Background and Aims Rebound pain is an acute increase in pain severity after a peripheral nerve block (PNB) has worn off, generally manifesting within 24 h after the block performance. This observational study aims to observe the incidence and factors of rebound pain after PNB.
Methods Before subject enrollment, the ethics committee approved the study (137/01), and it was registered at ClinicalTrials.gov (NCT03048214). Ortopedia surgery patients who received PNB for anesthesia or analgesia for 10 months were included. Postoperatively, all subjects received multimodal analgesia. Patients were visited at 0, 12, and 24 hours postoperatively and were analyzed for the incidence of rebound pain, numeric rating scale (NRS) pain score, motor and sensory block times. Rebound pain was mainly described as burning, dull aching pain and severe pain (NRS score >7).

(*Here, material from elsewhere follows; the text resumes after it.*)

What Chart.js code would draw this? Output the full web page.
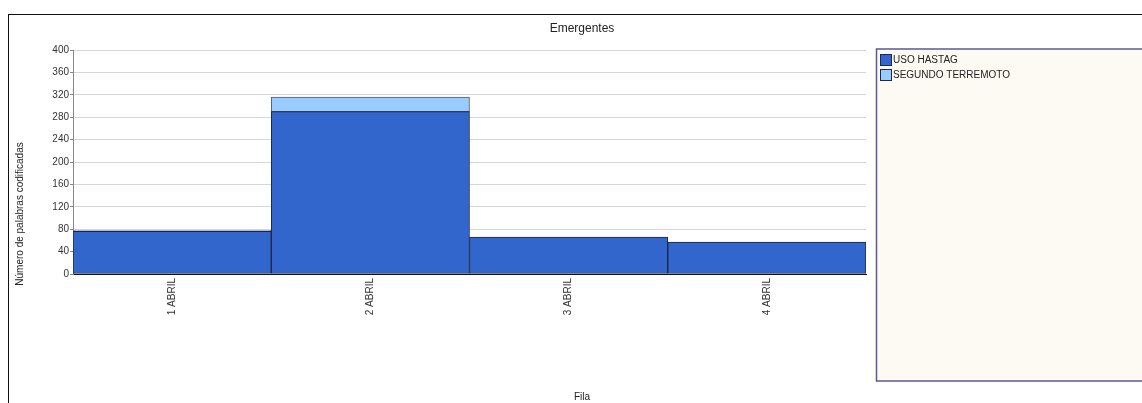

Results In the preliminary report was enrolled 119 subjects, and the rebound pain rate was 24.3%. Rebound pain is more common in upper extremity blocks (p<0.01). Rebound pain was seen more in PNB applied for anesthesia than in PNB used for analgesia. (p=0.018). Opioid analgesic consumption rates were high during the rebound pain.
Conclusions Despite multimodal analgesia, we think rebound pain can be seen more, especially in upper extremity blocks and when applied for anesthesia.